* _Task instructions_
Scan the listing that follows and report how many lines contain "this". Write the number alone.

* _Data excerpts_
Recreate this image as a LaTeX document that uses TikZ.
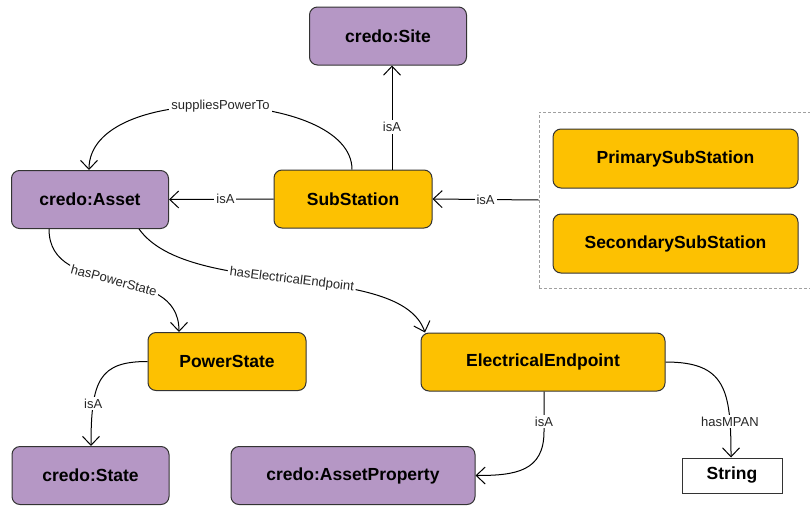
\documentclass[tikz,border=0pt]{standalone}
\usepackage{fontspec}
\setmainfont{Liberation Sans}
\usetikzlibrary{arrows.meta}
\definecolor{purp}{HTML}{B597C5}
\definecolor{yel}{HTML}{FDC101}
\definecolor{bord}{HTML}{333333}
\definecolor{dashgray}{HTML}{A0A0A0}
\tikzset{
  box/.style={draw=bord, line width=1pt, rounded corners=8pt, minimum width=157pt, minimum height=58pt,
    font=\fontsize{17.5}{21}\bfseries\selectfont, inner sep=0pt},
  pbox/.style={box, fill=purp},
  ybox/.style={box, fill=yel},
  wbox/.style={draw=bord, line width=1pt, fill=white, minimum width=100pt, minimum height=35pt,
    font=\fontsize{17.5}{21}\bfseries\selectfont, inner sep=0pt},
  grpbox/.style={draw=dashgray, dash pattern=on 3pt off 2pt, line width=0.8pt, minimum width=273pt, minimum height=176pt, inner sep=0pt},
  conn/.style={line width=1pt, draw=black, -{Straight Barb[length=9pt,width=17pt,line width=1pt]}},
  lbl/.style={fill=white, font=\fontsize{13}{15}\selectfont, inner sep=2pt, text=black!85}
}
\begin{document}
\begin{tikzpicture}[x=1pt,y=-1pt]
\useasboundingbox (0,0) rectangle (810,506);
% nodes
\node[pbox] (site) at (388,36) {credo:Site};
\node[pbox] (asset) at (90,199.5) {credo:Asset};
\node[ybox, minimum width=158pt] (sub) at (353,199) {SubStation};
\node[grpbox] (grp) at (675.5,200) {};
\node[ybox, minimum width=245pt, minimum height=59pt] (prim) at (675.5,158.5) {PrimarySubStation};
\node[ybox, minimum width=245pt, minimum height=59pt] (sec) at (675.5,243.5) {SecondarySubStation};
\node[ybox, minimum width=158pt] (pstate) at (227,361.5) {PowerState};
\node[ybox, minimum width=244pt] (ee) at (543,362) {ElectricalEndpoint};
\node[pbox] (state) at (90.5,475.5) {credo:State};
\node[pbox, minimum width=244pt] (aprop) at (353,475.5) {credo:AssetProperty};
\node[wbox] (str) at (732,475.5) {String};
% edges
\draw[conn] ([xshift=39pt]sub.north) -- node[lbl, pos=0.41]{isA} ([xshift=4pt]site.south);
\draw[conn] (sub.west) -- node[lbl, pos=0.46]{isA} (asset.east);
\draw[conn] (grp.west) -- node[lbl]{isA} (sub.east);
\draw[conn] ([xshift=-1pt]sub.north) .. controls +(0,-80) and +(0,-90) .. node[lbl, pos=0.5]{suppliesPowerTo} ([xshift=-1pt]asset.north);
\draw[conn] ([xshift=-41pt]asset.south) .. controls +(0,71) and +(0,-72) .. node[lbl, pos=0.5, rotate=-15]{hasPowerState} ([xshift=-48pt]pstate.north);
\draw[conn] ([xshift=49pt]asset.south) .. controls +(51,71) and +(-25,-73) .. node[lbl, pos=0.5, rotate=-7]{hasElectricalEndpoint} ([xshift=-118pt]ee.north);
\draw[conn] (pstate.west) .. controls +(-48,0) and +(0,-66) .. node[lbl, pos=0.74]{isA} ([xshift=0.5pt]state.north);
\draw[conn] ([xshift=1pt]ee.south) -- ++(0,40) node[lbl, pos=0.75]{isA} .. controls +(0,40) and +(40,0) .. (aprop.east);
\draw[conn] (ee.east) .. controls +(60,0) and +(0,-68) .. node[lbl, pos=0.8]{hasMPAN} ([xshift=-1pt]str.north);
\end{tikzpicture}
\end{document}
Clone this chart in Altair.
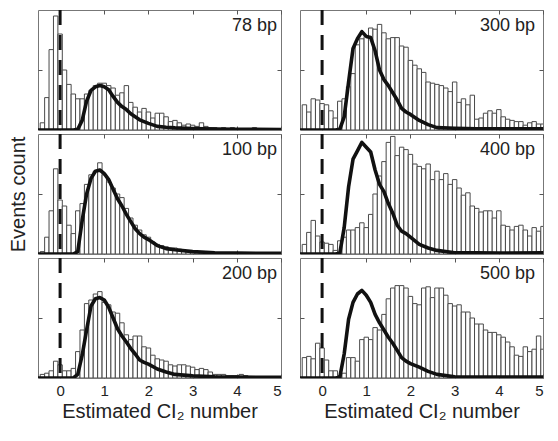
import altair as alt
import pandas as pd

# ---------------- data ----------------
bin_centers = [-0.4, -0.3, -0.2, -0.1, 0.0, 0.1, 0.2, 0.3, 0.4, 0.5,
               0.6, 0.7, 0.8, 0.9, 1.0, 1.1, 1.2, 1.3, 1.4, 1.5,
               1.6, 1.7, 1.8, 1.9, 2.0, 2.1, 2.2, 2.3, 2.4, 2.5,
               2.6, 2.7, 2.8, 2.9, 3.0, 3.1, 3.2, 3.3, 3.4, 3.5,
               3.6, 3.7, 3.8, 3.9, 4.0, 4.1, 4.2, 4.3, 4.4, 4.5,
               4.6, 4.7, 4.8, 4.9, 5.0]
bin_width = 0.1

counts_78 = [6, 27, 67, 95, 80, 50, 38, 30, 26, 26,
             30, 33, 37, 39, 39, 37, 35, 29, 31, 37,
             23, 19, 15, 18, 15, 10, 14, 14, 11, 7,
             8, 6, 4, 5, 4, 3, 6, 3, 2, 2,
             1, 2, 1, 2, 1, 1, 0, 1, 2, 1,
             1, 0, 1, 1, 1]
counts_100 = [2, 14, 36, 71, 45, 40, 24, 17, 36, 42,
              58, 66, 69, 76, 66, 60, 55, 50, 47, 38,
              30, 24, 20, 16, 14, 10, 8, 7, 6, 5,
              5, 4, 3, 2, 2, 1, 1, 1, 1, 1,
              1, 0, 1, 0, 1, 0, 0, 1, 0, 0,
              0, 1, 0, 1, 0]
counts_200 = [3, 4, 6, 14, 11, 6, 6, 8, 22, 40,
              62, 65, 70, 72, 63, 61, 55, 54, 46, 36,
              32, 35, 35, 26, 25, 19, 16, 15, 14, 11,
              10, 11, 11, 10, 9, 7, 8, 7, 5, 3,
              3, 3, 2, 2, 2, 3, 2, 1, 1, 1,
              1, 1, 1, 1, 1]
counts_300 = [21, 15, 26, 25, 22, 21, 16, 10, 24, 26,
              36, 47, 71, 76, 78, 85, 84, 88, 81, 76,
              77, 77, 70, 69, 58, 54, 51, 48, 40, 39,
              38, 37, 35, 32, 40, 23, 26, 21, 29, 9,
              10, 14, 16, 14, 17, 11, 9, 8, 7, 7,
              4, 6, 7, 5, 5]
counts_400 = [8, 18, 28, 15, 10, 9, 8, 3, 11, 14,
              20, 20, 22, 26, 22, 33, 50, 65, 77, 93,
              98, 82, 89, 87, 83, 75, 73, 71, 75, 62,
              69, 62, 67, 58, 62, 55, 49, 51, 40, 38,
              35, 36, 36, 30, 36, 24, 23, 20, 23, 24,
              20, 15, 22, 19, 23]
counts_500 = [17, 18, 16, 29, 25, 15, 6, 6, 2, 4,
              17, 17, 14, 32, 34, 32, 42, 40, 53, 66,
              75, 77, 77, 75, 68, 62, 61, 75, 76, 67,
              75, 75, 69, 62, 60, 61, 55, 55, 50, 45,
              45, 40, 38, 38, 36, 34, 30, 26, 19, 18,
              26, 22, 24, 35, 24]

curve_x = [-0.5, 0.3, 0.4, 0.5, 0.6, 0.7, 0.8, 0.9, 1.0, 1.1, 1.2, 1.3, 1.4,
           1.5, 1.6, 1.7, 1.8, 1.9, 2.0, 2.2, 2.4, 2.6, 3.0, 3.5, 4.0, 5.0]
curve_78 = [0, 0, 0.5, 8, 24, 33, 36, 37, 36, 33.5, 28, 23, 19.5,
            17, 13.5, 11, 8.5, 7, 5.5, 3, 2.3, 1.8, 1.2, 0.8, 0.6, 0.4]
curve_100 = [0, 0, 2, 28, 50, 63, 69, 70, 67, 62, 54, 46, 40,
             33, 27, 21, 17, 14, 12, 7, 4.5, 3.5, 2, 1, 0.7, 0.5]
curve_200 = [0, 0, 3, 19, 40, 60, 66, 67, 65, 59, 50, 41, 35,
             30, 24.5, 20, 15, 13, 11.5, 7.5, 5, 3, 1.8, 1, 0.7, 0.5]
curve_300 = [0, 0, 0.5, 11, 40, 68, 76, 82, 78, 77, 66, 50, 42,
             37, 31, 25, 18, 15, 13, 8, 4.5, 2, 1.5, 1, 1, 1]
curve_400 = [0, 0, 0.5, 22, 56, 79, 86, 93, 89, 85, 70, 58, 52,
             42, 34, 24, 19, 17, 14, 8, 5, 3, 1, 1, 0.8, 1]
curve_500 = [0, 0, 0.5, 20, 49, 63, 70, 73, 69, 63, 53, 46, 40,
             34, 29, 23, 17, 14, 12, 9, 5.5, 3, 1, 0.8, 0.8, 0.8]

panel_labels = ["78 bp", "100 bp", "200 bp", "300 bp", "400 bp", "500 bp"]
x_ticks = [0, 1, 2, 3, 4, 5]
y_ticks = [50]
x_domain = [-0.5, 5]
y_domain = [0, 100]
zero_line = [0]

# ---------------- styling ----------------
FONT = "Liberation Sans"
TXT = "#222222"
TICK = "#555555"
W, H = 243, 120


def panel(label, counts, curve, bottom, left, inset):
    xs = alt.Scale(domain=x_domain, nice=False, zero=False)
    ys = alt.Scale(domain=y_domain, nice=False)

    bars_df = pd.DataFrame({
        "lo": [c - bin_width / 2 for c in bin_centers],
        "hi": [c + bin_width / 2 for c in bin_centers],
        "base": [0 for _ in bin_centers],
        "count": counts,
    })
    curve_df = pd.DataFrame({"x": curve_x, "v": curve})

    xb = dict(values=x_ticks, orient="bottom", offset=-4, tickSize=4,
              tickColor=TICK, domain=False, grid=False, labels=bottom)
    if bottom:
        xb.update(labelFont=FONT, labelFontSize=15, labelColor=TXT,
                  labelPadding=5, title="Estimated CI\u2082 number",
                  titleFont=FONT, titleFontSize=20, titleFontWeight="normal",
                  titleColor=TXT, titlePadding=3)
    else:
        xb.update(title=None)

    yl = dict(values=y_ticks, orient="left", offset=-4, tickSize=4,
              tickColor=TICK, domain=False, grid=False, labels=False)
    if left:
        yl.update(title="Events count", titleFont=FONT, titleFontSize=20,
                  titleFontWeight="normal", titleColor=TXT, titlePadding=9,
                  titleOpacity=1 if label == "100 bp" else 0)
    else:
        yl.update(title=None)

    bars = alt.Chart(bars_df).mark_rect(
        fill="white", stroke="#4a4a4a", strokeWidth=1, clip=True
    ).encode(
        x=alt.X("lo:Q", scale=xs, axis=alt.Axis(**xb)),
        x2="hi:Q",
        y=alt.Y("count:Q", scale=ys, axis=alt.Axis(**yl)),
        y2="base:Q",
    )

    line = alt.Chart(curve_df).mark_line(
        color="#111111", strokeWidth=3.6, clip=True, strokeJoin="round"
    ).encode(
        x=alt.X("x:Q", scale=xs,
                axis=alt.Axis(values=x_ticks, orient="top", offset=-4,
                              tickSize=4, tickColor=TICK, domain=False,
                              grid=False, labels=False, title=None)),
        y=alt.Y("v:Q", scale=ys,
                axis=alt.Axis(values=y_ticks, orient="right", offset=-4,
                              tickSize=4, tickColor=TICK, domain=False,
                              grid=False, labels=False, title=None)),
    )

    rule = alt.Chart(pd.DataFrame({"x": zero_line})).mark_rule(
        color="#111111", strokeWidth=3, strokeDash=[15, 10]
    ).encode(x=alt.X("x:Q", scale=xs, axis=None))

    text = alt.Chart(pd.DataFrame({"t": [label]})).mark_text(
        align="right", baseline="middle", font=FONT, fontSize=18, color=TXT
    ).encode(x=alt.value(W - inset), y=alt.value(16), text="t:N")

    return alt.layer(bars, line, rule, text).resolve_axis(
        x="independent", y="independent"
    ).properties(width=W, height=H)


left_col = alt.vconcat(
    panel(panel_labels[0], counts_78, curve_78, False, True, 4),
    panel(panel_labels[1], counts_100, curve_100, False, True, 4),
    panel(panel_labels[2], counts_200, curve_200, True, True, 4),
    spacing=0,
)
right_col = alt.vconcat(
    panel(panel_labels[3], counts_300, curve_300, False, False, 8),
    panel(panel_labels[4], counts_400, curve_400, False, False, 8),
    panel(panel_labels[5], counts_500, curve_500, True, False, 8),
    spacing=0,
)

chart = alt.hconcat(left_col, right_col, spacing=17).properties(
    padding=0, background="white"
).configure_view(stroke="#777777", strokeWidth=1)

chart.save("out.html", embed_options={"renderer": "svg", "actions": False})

...

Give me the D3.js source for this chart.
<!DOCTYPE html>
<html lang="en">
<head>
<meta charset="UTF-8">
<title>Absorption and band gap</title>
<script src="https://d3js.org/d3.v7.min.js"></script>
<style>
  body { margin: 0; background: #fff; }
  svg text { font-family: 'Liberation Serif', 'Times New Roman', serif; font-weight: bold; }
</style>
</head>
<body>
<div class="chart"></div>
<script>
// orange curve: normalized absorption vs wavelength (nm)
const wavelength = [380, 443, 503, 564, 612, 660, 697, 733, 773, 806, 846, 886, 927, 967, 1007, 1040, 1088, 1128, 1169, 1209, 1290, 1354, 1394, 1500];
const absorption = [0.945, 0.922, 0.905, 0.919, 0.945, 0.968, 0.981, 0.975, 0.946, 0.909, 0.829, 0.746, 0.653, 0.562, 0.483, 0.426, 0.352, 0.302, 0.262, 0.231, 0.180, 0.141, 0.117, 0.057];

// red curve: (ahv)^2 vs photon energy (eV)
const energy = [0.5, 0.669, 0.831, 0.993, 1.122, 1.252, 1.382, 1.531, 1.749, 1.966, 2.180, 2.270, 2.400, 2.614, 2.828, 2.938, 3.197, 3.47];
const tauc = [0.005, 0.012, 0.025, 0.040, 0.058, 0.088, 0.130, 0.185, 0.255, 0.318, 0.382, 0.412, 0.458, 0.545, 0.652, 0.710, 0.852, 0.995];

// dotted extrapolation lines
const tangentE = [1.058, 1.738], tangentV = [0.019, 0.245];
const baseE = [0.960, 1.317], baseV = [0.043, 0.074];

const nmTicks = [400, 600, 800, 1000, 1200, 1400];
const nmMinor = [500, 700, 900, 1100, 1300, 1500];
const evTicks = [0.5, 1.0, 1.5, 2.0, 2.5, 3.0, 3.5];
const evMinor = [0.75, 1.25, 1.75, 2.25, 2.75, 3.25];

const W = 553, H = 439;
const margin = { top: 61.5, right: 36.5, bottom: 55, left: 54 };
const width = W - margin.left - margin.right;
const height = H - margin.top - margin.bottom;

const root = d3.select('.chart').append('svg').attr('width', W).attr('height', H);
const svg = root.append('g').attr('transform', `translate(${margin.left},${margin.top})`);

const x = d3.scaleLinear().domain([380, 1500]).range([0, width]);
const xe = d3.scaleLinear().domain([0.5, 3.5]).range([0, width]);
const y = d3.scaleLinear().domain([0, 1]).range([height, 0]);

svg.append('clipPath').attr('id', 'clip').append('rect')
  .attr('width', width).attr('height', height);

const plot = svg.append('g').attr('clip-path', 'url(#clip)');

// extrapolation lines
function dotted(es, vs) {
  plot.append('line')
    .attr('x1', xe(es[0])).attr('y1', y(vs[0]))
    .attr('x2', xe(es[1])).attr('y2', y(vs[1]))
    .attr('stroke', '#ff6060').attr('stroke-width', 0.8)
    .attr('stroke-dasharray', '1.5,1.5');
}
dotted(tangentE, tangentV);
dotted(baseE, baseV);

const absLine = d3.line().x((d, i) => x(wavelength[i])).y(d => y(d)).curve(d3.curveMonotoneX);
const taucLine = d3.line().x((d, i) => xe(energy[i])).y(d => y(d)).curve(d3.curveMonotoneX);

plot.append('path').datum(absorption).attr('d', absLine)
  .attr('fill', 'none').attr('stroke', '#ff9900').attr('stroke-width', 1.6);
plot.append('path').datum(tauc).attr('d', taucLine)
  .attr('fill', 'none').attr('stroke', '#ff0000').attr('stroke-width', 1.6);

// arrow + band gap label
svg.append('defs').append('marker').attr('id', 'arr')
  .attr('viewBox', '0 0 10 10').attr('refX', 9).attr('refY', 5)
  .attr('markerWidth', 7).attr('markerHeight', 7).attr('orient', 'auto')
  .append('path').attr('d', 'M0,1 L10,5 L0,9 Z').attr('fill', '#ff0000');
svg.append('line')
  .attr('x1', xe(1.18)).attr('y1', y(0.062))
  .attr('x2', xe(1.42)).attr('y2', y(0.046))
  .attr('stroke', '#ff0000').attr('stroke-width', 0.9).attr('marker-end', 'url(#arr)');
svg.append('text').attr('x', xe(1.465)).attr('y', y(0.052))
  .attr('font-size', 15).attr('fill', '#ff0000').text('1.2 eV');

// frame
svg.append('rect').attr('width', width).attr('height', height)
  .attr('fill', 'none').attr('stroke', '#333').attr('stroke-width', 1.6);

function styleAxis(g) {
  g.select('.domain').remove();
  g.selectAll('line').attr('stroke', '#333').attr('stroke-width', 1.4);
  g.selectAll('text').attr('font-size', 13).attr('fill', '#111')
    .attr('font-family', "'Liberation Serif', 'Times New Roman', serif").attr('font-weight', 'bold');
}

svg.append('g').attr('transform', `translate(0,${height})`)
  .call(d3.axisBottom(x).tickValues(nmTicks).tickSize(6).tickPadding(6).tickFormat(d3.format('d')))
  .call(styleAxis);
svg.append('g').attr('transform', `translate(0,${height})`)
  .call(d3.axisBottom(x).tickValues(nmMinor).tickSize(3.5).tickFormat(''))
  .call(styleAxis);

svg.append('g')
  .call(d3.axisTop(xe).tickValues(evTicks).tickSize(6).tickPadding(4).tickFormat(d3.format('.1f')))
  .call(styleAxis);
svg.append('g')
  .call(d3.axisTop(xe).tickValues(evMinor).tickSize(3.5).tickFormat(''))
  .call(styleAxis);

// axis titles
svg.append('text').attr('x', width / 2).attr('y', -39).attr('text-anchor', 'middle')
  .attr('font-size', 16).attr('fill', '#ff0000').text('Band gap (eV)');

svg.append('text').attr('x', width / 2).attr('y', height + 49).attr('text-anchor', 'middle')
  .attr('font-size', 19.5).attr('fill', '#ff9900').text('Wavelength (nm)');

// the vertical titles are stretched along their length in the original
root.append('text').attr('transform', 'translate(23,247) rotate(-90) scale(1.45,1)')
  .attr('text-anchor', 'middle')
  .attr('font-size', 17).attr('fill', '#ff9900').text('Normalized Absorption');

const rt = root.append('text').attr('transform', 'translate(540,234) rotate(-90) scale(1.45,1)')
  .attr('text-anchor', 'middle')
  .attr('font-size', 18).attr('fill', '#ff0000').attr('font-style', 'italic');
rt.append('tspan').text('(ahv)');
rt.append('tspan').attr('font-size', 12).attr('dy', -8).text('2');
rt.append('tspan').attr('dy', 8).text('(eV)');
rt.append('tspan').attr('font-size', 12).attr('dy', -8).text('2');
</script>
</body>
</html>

* _Output of the task_
3